Simplify by dividing both sides by 2:

\mathbf{C} \mathbf{w} = \lambda \mathbf{w}

Interpretation:

This is the eigenvalue equation.
$\mathbf{w}$ is an eigenvector of the covariance matrix $\mathbf{C}$ .
$\lambda$ is the corresponding eigenvalue.

By decomposing the covariance matrix, PCA transforms the correlated variables into a new set of uncorrelated variables (principal components) ordered by the amount of variance they capture.

4. Finding Principal Components

PCA seeks directions (principal components) along which the variance of the data is maximized. The covariance matrix's eigenvalues and eigenvectors reveal these directions.

Eigenvalues and Eigenvectors:

Eigenvalues ( $\lambda_i$ ): Represent the amount of variance captured by each principal component.
Eigenvectors ( $\mathbf{w}_i$ ): Directions in feature space along which variance is maximized.
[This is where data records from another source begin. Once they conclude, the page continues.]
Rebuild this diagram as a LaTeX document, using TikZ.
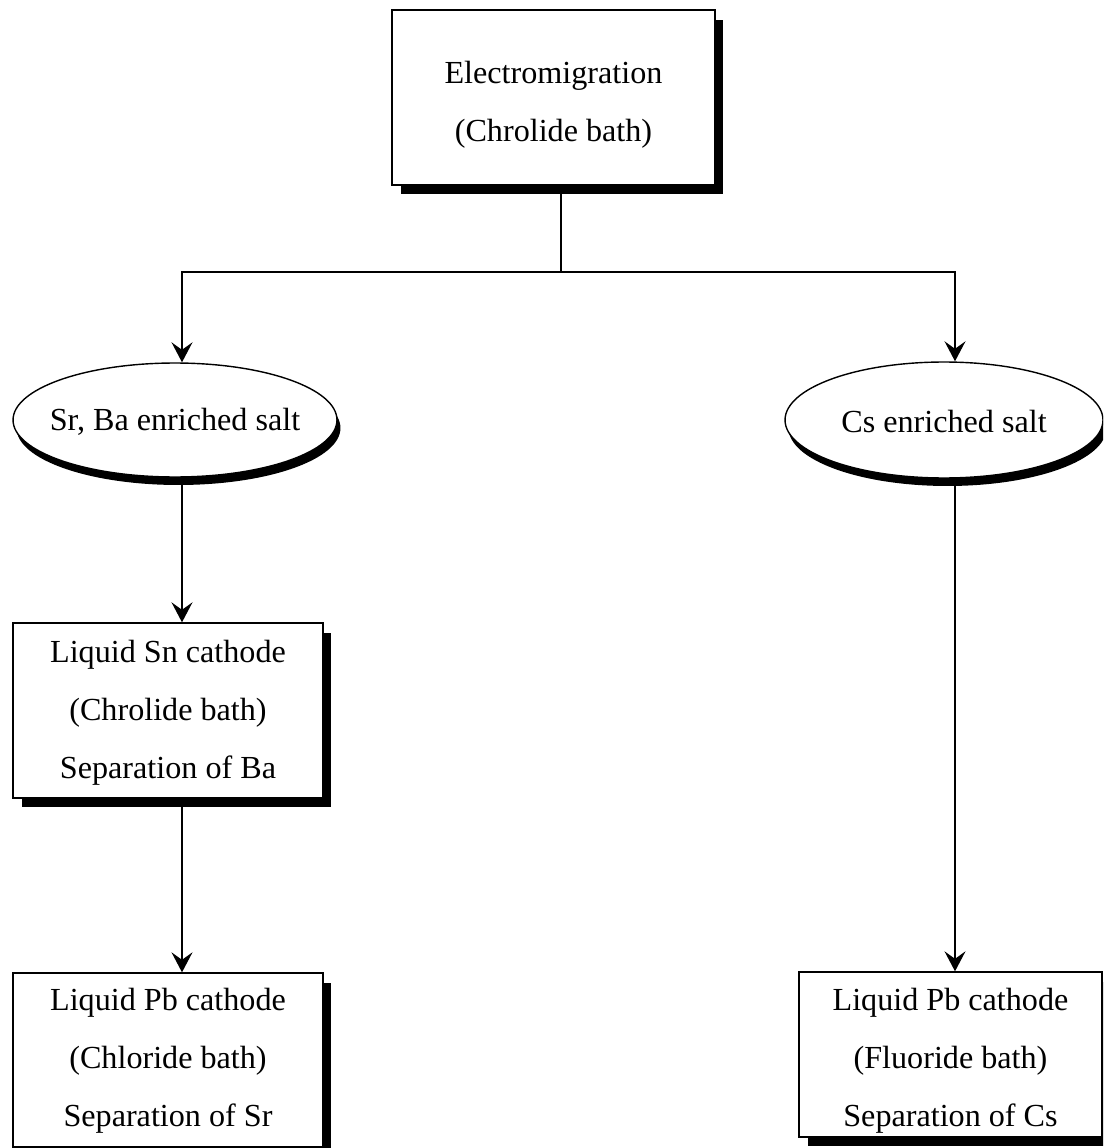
\documentclass[tikz,border=0pt]{standalone}
\usepackage{fontspec}
\setmainfont{Liberation Serif}
\usetikzlibrary{shapes.geometric,shadows,arrows.meta}
\begin{document}
\begin{tikzpicture}[x=0.02cm,y=-0.02cm,
  line width=0.8pt,
  txt/.style={font=\fontsize{18.3}{33}\selectfont, align=center, inner sep=0pt},
  boxnode/.style={draw, fill=white, rectangle, inner sep=0pt,
    drop shadow={shadow xshift=0.17cm, shadow yshift=-0.19cm, fill=black, opacity=1}},
  ellnode/.style={draw, fill=white, ellipse, inner sep=0pt,
    drop shadow={shadow xshift=0.07cm, shadow yshift=-0.16cm, fill=black, opacity=1}},
  arr/.style={-{Stealth[length=0.4cm,width=0.42cm,inset=0.15cm]}}]
\useasboundingbox (0,0) rectangle (1103,1148);
\clip (0,0) rectangle (1103,1148);
\fill[white] (0,0) rectangle (1103,1148);

\node[boxnode, minimum width=6.46cm, minimum height=3.5cm,
  label={[txt, yshift=-0.14cm]center:{Electromigration\\(Chrolide bath)}}] (top) at (553.5,97.5) {};
\node[ellnode, minimum width=6.48cm, minimum height=2.28cm,
  label={[txt, yshift=-0.04cm]center:{Sr, Ba enriched salt}}] (ls) at (175,420) {};
\node[ellnode, minimum width=6.36cm, minimum height=2.32cm,
  label={[txt, yshift=-0.04cm]center:{Cs enriched salt}}] (rs) at (944,420) {};
\node[boxnode, minimum width=6.2cm, minimum height=3.5cm,
  label={[txt, yshift=-0.05cm]center:{Liquid Sn cathode\\(Chrolide bath)\\Separation of Ba}}] (mid) at (168,710.5) {};
\node[boxnode, minimum width=6.2cm, minimum height=3.48cm,
  label={[txt, yshift=-0.02cm]center:{Liquid Pb cathode\\(Chloride bath)\\Separation of Sr}}] (bl) at (168,1060) {};
\node[boxnode, minimum width=6.06cm, minimum height=3.3cm,
  label={[txt, yshift=-0.13cm]center:{Liquid Pb cathode\\(Fluoride bath)\\Separation of Cs}}] (br) at (950.5,1054.5) {};

\coordinate (j) at (561,272);
\coordinate (jl) at (182,272);
\coordinate (jr) at (955,272);

\draw (top.south -| j) -- (j);
\draw[arr] (j) -- (jl) -- (jl |- ls.north);
\draw[arr] (j) -- (jr) -- (jr |- rs.north);
\draw[arr] (ls.south -| jl) -- (mid.north -| jl);
\draw[arr] (mid.south -| jl) -- (bl.north -| jl);
\draw[arr] (rs.south -| jr) -- (br.north -| jr);
\end{tikzpicture}
\end{document}
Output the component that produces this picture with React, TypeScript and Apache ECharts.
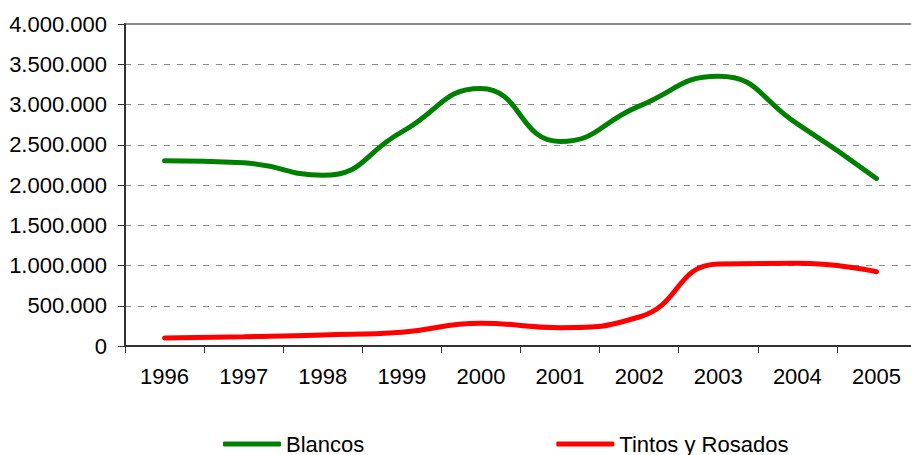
import React, { useEffect, useRef } from "react";
import * as echarts from "echarts";

const years = ["1996", "1997", "1998", "1999", "2000", "2001", "2002", "2003", "2004", "2005"];
const blancos = [2300000, 2275000, 2120000, 2660000, 3200000, 2540000, 2980000, 3350000, 2760000, 2080000];
const tintosRosados = [100000, 116000, 137000, 172000, 282000, 228000, 360000, 1018000, 1027000, 923000];
const seriesNames = ["Blancos", "Tintos y Rosados"];

const fmt = (v: number) => String(Math.round(v)).replace(/\B(?=(\d{3})+(?!\d))/g, ".");

export default function App() {
  const ref = useRef<HTMLDivElement>(null);
  useEffect(() => {
    if (!ref.current) return;
    const chart = echarts.init(ref.current, null, { renderer: "svg" });
    const font = "Arial, 'Liberation Sans', sans-serif";
    chart.setOption({
      animation: false,
      backgroundColor: "#ffffff",
      textStyle: { fontFamily: font },
      grid: {
        left: 125,
        right: -5,
        top: 24,
        bottom: 109,
        show: true,
        borderColor: "#8c8c8c",
        borderWidth: 2,
        outerBoundsMode: "none",
      },
      legend: {
        data: seriesNames,
        left: 218,
        top: 428,
        itemWidth: 58,
        itemHeight: 5,
        itemGap: 192,
        icon: "roundRect",
        textStyle: { fontSize: 22, color: "#000", fontFamily: font },
      },
      xAxis: {
        type: "category",
        data: years,
        boundaryGap: true,
        axisLine: { lineStyle: { color: "#333", width: 2 } },
        axisTick: { show: true, length: 7, lineStyle: { color: "#333", width: 1 } },
        axisLabel: { fontSize: 22, color: "#000", margin: 19, fontFamily: font },
        splitLine: { show: false },
      },
      yAxis: {
        type: "value",
        min: 0,
        max: 4000000,
        interval: 500000,
        axisLine: { show: true, lineStyle: { color: "#333", width: 2 } },
        axisTick: { show: true, length: 7, lineStyle: { color: "#333", width: 1 } },
        axisLabel: { fontSize: 22, color: "#000", margin: 18, fontFamily: font, formatter: fmt },
        splitLine: {
          show: true,
          showMaxLine: false,
          lineStyle: { color: "#8c8c8c", width: 1, type: [6, 7] },
        },
      },
      series: [
        {
          name: seriesNames[0],
          type: "line",
          data: blancos,
          smooth: 0.5,
          symbol: "none",
          itemStyle: { color: "#008000" },
          lineStyle: { color: "#008000", width: 5, cap: "round" },
        },
        {
          name: seriesNames[1],
          type: "line",
          data: tintosRosados,
          smooth: 0.5,
          symbol: "none",
          itemStyle: { color: "#ff0000" },
          lineStyle: { color: "#ff0000", width: 5, cap: "round" },
        },
      ],
    });
    return () => chart.dispose();
  }, []);
  return (
    <div
      ref={ref}
      style={{ position: "fixed", left: 0, top: 0, width: 911, height: 455, background: "#fff" }}
    />
  );
}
Ordering Principal Components:

Sort eigenvalues in descending order: $\lambda_1 \geq \lambda_2 \geq \dots \geq \lambda_p$
The corresponding eigenvectors $\mathbf{w}_1, \mathbf{w}_2, \dots, \mathbf{w}_p$ are the principal components.

By choosing eigenvectors corresponding to the largest eigenvalues, you reduce the dimensionality while preserving as much information as possible.